### What the task requires
Please print the lines between the one with "Convert this chart to matplotlib code." and the one with "ec='#6F6FFF', lw=1.8), zorder=3)", both ends included, exactly as written, with no pictures.

________________________

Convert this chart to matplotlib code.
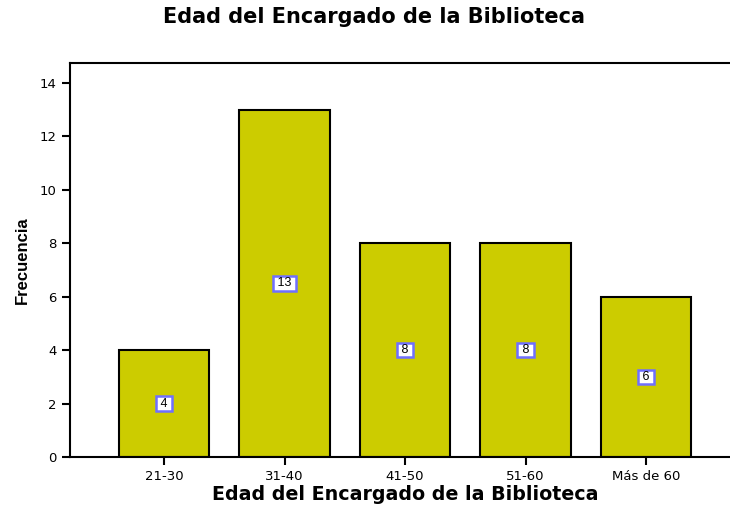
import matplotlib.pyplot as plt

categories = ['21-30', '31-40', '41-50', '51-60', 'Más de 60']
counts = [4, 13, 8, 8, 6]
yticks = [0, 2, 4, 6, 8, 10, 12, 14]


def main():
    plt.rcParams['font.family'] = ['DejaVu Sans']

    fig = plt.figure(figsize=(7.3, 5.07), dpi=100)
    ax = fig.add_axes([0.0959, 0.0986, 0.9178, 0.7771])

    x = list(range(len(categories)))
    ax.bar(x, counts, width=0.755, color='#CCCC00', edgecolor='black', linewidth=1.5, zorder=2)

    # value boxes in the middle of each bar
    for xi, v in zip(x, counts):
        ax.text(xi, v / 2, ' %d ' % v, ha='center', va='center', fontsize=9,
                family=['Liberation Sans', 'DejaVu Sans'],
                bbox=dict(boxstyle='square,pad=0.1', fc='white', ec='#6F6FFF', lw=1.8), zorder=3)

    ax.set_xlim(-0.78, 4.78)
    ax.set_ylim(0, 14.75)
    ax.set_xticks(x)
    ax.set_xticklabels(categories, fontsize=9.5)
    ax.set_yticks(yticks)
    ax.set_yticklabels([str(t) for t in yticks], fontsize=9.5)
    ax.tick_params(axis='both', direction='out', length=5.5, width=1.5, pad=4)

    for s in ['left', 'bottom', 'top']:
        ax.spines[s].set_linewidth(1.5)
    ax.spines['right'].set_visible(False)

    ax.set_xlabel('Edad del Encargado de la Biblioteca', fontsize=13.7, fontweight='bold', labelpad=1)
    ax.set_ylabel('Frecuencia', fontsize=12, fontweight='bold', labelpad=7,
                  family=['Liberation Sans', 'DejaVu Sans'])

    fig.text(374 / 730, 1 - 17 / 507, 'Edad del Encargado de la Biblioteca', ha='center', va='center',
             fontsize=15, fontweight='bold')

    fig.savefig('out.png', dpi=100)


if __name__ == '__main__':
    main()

________________________

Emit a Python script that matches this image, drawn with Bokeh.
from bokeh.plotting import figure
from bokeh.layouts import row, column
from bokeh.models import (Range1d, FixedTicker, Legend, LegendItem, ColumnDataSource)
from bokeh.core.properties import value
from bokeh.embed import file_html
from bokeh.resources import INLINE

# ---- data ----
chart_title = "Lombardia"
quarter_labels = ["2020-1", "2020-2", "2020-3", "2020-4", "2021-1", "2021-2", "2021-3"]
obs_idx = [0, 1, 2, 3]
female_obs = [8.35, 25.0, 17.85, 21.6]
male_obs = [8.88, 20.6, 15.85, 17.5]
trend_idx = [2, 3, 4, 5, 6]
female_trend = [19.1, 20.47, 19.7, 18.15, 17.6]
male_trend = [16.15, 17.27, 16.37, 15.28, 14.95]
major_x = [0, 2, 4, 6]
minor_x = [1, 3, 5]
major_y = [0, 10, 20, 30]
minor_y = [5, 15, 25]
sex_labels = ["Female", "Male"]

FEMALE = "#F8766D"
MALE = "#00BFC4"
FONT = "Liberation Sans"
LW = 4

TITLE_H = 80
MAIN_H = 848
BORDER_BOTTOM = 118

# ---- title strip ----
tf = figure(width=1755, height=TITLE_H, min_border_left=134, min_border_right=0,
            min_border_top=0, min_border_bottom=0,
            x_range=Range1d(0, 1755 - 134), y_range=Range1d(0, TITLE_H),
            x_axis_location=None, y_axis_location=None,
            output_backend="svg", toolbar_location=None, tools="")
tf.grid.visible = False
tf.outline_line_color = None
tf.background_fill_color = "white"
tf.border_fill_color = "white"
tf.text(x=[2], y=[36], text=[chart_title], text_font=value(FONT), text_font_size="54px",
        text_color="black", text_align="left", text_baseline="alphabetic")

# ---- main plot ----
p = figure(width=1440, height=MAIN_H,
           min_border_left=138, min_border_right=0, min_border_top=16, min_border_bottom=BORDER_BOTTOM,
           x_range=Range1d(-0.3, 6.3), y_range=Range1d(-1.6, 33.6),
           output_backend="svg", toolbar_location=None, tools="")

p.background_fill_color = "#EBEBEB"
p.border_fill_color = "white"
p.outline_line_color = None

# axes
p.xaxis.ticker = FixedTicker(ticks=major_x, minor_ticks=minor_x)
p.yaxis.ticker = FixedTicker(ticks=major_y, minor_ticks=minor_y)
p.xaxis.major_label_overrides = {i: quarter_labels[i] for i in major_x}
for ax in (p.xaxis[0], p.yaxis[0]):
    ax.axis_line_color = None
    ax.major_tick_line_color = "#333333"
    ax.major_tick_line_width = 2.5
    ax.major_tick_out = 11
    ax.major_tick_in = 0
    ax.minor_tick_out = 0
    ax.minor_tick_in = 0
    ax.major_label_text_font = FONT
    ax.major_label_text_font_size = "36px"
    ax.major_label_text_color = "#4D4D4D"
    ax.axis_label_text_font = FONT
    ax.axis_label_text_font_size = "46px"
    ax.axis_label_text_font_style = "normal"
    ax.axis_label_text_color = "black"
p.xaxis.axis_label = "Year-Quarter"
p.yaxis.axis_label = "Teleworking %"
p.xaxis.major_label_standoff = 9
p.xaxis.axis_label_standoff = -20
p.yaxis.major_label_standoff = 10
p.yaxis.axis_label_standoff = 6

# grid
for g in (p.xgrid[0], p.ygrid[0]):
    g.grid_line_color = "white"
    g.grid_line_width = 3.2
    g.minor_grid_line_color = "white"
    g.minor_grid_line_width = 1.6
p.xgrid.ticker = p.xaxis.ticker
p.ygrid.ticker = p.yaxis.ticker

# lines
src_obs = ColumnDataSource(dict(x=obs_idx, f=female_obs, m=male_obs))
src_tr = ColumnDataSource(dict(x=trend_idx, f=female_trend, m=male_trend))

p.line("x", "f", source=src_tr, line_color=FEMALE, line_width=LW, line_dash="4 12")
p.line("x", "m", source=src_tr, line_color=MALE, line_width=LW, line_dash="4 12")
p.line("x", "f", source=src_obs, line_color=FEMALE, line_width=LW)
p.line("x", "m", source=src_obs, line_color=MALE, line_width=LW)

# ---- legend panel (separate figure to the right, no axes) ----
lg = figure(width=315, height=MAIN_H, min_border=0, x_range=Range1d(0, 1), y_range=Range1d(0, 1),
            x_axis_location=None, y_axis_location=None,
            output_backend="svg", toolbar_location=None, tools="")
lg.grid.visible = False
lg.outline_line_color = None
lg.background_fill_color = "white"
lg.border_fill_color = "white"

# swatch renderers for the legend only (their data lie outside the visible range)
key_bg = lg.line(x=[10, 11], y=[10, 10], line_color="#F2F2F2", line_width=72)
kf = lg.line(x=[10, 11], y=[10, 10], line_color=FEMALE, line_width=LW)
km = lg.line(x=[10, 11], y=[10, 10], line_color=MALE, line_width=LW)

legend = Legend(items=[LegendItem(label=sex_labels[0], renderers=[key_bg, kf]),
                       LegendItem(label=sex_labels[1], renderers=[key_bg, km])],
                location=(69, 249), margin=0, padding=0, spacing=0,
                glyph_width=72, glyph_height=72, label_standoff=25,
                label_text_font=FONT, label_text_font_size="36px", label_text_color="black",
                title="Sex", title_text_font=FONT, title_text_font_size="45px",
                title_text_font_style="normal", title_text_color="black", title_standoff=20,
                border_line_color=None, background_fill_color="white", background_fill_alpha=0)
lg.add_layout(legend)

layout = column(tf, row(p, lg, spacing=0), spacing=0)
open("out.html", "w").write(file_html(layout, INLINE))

________________________

### Output for this exercise
Convert this chart to matplotlib code.
import matplotlib.pyplot as plt

categories = ['21-30', '31-40', '41-50', '51-60', 'Más de 60']
counts = [4, 13, 8, 8, 6]
yticks = [0, 2, 4, 6, 8, 10, 12, 14]


def main():
    plt.rcParams['font.family'] = ['DejaVu Sans']

    fig = plt.figure(figsize=(7.3, 5.07), dpi=100)
    ax = fig.add_axes([0.0959, 0.0986, 0.9178, 0.7771])

    x = list(range(len(categories)))
    ax.bar(x, counts, width=0.755, color='#CCCC00', edgecolor='black', linewidth=1.5, zorder=2)

    # value boxes in the middle of each bar
    for xi, v in zip(x, counts):
        ax.text(xi, v / 2, ' %d ' % v, ha='center', va='center', fontsize=9,
                family=['Liberation Sans', 'DejaVu Sans'],
                bbox=dict(boxstyle='square,pad=0.1', fc='white', ec='#6F6FFF', lw=1.8), zorder=3)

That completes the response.